Foi da experiência da mãe como trabalhadora doméstica que a cineasta paulista Karoline Maia, de 26 anos, teve a ideia de produzir um documentário que contasse a história de outras mulheres como ela. O longa-metragem Aqui Não Entra Luz, atualmente em fase de montagem, faz um paralelo entre as senzalas usadas no período da escravidão com os quartos de empregada. Para concluir a produção, a diretora e roteirista organiza uma campanha de financiamento coletivo que já arrecadou cerca de R$ 100 mil.

Segundo Karoline, a ideia do filme, que terá narração em primeira pessoa, surgiu em 2016, após observar por anos o trabalho da mãe e, assim como ela, ser vítima de racismo. Para contar as histórias, além de utilizar imagens de arquivo da própria família, a cineasta percorreu seis Estados brasileiros – São Paulo, Maranhão, Bahia, Rio de Janeiro e Minas Gerais – a fim de mostrar a estrutura da casa grande e senzala, até chegar aos quartos destinados às empregadas domésticas que existem nas residências brasileiras até hoje.
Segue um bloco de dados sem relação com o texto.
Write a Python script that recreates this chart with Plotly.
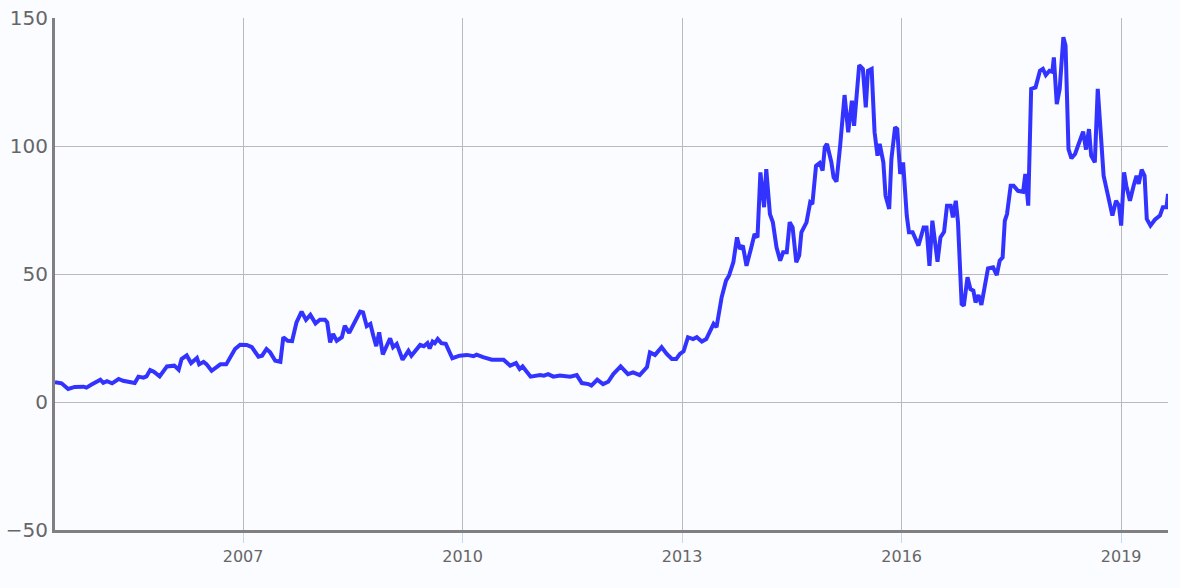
import plotly.graph_objects as go

years = [
    2004.43, 2004.52, 2004.61, 2004.70, 2004.82, 2004.86, 2004.93, 2005.05, 2005.09, 2005.14,
    2005.21, 2005.30, 2005.36, 2005.52, 2005.57, 2005.64, 2005.68, 2005.73, 2005.78, 2005.86,
    2005.96, 2006.03, 2006.06, 2006.12, 2006.16, 2006.23, 2006.29, 2006.37, 2006.40, 2006.46,
    2006.50, 2006.57, 2006.69, 2006.77, 2006.82, 2006.89, 2006.96, 2007.05, 2007.12, 2007.21,
    2007.26, 2007.32, 2007.37, 2007.44, 2007.51, 2007.55, 2007.61, 2007.67, 2007.73, 2007.80,
    2007.86, 2007.92, 2007.99, 2008.05, 2008.12, 2008.15, 2008.19, 2008.23, 2008.28, 2008.35,
    2008.39, 2008.45, 2008.60, 2008.64, 2008.69, 2008.74, 2008.78, 2008.82, 2008.86, 2008.91,
    2009.01, 2009.05, 2009.10, 2009.18, 2009.26, 2009.30, 2009.42, 2009.47, 2009.52, 2009.55,
    2009.59, 2009.62, 2009.66, 2009.71, 2009.77, 2009.86, 2009.96, 2010.06, 2010.15, 2010.19,
    2010.28, 2010.40, 2010.56, 2010.65, 2010.73, 2010.78, 2010.82, 2010.93, 2011.06, 2011.11,
    2011.17, 2011.24, 2011.33, 2011.47, 2011.56, 2011.63, 2011.72, 2011.76, 2011.84, 2011.92,
    2011.99, 2012.06, 2012.16, 2012.26, 2012.33, 2012.42, 2012.52, 2012.56, 2012.63, 2012.72,
    2012.79, 2012.86, 2012.92, 2012.97, 2013.02, 2013.08, 2013.15, 2013.20, 2013.27, 2013.33,
    2013.43, 2013.47, 2013.54, 2013.60, 2013.64, 2013.70, 2013.75, 2013.79, 2013.83, 2013.88,
    2013.94, 2013.99, 2014.03, 2014.07, 2014.12, 2014.15, 2014.20, 2014.24, 2014.29, 2014.34,
    2014.38, 2014.43, 2014.47, 2014.51, 2014.56, 2014.60, 2014.63, 2014.70, 2014.75, 2014.78,
    2014.83, 2014.88, 2014.92, 2014.95, 2014.98, 2015.04, 2015.07, 2015.11, 2015.16, 2015.22,
    2015.27, 2015.32, 2015.35, 2015.42, 2015.47, 2015.51, 2015.54, 2015.59, 2015.63, 2015.67,
    2015.70, 2015.75, 2015.78, 2015.83, 2015.86, 2015.91, 2015.94, 2015.98, 2016.02, 2016.07,
    2016.10, 2016.15, 2016.23, 2016.30, 2016.34, 2016.38, 2016.42, 2016.49, 2016.53, 2016.58,
    2016.62, 2016.67, 2016.70, 2016.74, 2016.77, 2016.82, 2016.85, 2016.90, 2016.94, 2016.98,
    2017.01, 2017.05, 2017.09, 2017.14, 2017.18, 2017.25, 2017.30, 2017.34, 2017.38, 2017.41,
    2017.44, 2017.49, 2017.53, 2017.59, 2017.66, 2017.69, 2017.73, 2017.77, 2017.83, 2017.89,
    2017.93, 2017.97, 2018.02, 2018.06, 2018.08, 2018.12, 2018.16, 2018.21, 2018.24, 2018.28,
    2018.32, 2018.37, 2018.43, 2018.48, 2018.52, 2018.56, 2018.59, 2018.64, 2018.68, 2018.73,
    2018.76, 2018.82, 2018.88, 2018.93, 2018.97, 2019.00, 2019.04, 2019.07, 2019.12, 2019.17,
    2019.21, 2019.24, 2019.28, 2019.32, 2019.35, 2019.40, 2019.46, 2019.53, 2019.57, 2019.62,
    2019.64,
]

values = [
    7.7, 7.3, 5.1, 5.9, 6.0, 5.6, 6.8, 8.7, 7.5, 8.1,
    7.3, 9.0, 8.3, 7.4, 9.9, 9.5, 10.0, 12.5, 11.8, 10.0,
    13.9, 13.9, 14.2, 12.6, 16.8, 18.2, 15.2, 17.2, 14.7, 15.7,
    14.8, 12.2, 14.7, 14.7, 17.1, 20.7, 22.4, 22.3, 21.4, 17.7,
    18.1, 20.7, 19.4, 16.1, 15.7, 25.3, 23.9, 23.8, 31.1, 35.3,
    32.1, 34.0, 30.7, 32.1, 32.1, 31.1, 23.3, 26.6, 23.9, 25.3,
    29.8, 27.0, 35.3, 35.0, 29.6, 30.5, 25.9, 21.8, 27.2, 18.6,
    24.9, 21.4, 22.7, 16.5, 20.0, 18.1, 22.3, 21.8, 23.0, 20.9,
    23.6, 23.0, 24.6, 23.0, 22.7, 17.1, 18.1, 18.4, 17.9, 18.5,
    17.5, 16.5, 16.5, 14.2, 15.2, 12.9, 13.9, 9.9, 10.5, 10.3,
    10.9, 9.9, 10.3, 9.9, 10.5, 7.4, 7.0, 6.4, 8.7, 7.0,
    7.9, 10.9, 13.9, 10.9, 11.6, 10.5, 13.6, 19.4, 18.4, 21.4,
    18.8, 16.8, 16.8, 18.8, 19.8, 25.3, 24.6, 25.3, 23.6, 24.6,
    30.5, 29.2, 40.9, 47.4, 49.3, 54.6, 64.3, 59.8, 61.1, 53.2,
    59.8, 65.6, 64.3, 89.7, 76.1, 91.0, 73.4, 70.2, 60.4, 55.2,
    58.5, 58.5, 70.2, 68.2, 54.6, 57.2, 66.3, 70.2, 78.0, 77.3,
    92.3, 93.4, 90.4, 99.5, 100.8, 93.6, 87.8, 86.1, 100.2, 119.9,
    105.4, 117.7, 107.9, 131.6, 130.1, 115.1, 129.4, 130.1, 105.4, 96.2,
    100.8, 93.6, 80.6, 75.4, 94.9, 107.3, 106.6, 89.1, 93.6, 72.8,
    66.3, 66.3, 61.1, 68.2, 68.2, 53.2, 70.8, 54.8, 64.3, 66.5,
    76.7, 76.7, 72.1, 78.6, 70.2, 38.3, 37.6, 48.7, 44.1, 43.5,
    38.9, 41.8, 37.9, 46.8, 52.2, 52.6, 49.6, 55.2, 56.5, 70.8,
    73.4, 84.5, 84.5, 82.5, 82.1, 89.1, 76.7, 122.3, 122.9, 129.4,
    130.1, 127.7, 129.4, 129.0, 134.6, 116.4, 122.3, 142.5, 139.2, 98.8,
    95.2, 96.9, 101.4, 105.6, 98.6, 106.6, 96.2, 93.6, 122.3, 97.5,
    88.4, 80.6, 72.8, 78.6, 76.7, 68.9, 89.7, 84.5, 78.6, 84.5,
    88.4, 85.2, 90.8, 88.4, 71.5, 68.9, 71.2, 72.8, 76.1, 76.1,
    81.3,
]

x_ticks = [2007, 2010, 2013, 2016, 2019]
y_ticks = [-50, 0, 50, 100, 150]

BG = "#fbfcff"
GRID = "#bababa"
AXIS = "#808080"
TEXT = "#666666"

fig = go.Figure()
fig.add_trace(go.Scatter(
    x=years, y=values, mode="lines",
    line=dict(color="#3333ff", width=4),
    showlegend=False,
))

fig.update_layout(
    width=1180, height=588,
    margin=dict(l=55, r=12, t=18, b=58),
    paper_bgcolor=BG, plot_bgcolor=BG,
    font=dict(family="DejaVu Sans", color=TEXT),
    showlegend=False,
)
fig.update_xaxes(
    range=[years[0], years[-1]],
    tickmode="array", tickvals=x_ticks, ticktext=[str(t) for t in x_ticks],
    showgrid=True, gridcolor=GRID, gridwidth=1,
    zeroline=False, automargin=False,
    showline=True, linecolor=AXIS, linewidth=3,
    ticks="outside", ticklen=10, tickcolor="#c6d8ee", tickwidth=1,
    tickfont=dict(size=16, color=TEXT),
)
fig.update_yaxes(
    range=[-50, 150],
    tickmode="array", tickvals=y_ticks,
    showgrid=True, gridcolor=GRID, gridwidth=1,
    zeroline=False, automargin=False,
    showline=True, linecolor=AXIS, linewidth=3,
    ticks="",
    tickfont=dict(size=20, color=TEXT),
)

fig.write_html(
    "out.html",
    config={"displayModeBar": False},
    post_script="document.body.style.margin='0';document.body.style.background='%s';" % BG,
)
Durante a pandemia do novo coronavírus, a situação de empregadas domésticas no Brasil entrou no debate após relatos de profissionais que foram expostas ao vírus pelos patrões ou acabaram dispensadas sem pagamento. A primeira morte causada pela covid-19 no Rio de Janeiro, por exemplo, era uma trabalhadora que pegou o vírus após a patroa voltar de uma viagem à Itália. No mês passado, ganhou repercussão nacional o caso de Miguel, um menino de 5 anos que foi deixado sozinha no elevador pela patroa da mãe e caiu do nono andar de um edifício no Recife.

O contexto fez com que Karoline buscasse uma forma de financiar o longa de forma independente para que ele pudesse fazer parte da discussão. Até a segunda-feira, 6, foram arrecadados R$ 102 mil por meio de um site de financiamento coletivo. A meta é R$ 130 mil até o próximo sábado, 11.

“Vimos que o filme precisava ir para a rua logo para colaborar com essa discussão toda que está acontecendo. Enquanto a gente faz a campanha, ele já colabora de alguma forma porque muitas pessoas estão sendo tocadas por isso”, contou Karoline ao Estadão.

Na visão dela, “as últimas semanas têm escancarado muitas coisas que já existem, mas agora estamos sendo bombardeados por imagens, histórias e notícias bastante assustadoras”. “Acho que a relação que se deu durante a quarentena só é mais um sinal de como essa classe média não valoriza o trabalho doméstico, seja não dispensando a sua trabalhadora, a sua funcionária, seja dispensando ela sem remuneração. Então, tudo isso escancara muito mais um problema que já existe. Essa relação já é desigual desde sempre, já é cheia de traços colonialistas desde sempre.”

A cineasta destaca que, com o fim da escravidão, muitas mulheres negras seguiram na atividade doméstica por falta de alternativa, o que acabou se perpetuando por gerações. “Em muitas famílias, é uma profissão geracional, onde a avó foi doméstica, a mãe é doméstica e a filha é doméstica. Quebrar esse ciclo nem sempre é fácil, é um processo bastante longo para algumas famílias para ter uma primeira filha em uma universidade, ou até mesmo a mãe conseguir concluir os estudos”, afirmou Karoline.

Nas peças de divulgação do filme, Karoline compartilha a figura de Laudelina de Campos Melo, fundadora do primeiro sindicato de domésticas do Brasil, em 1936, e afirma que a equipe responsável pelo filme, formada somente por mulheres, busca dar continuidade a sua luta.

“O quartinho da empregada fica sempre nos fundos da casa, ao lado da cozinha. ‘Ela é como se fosse da família’, mas espera todo mundo jantar para comer o que sobrou. Dorme depois, acorda antes”, diz um dos trechos que fazem parte da divulgação do documentário.

As informações são do jornal O Estado de S. Paulo.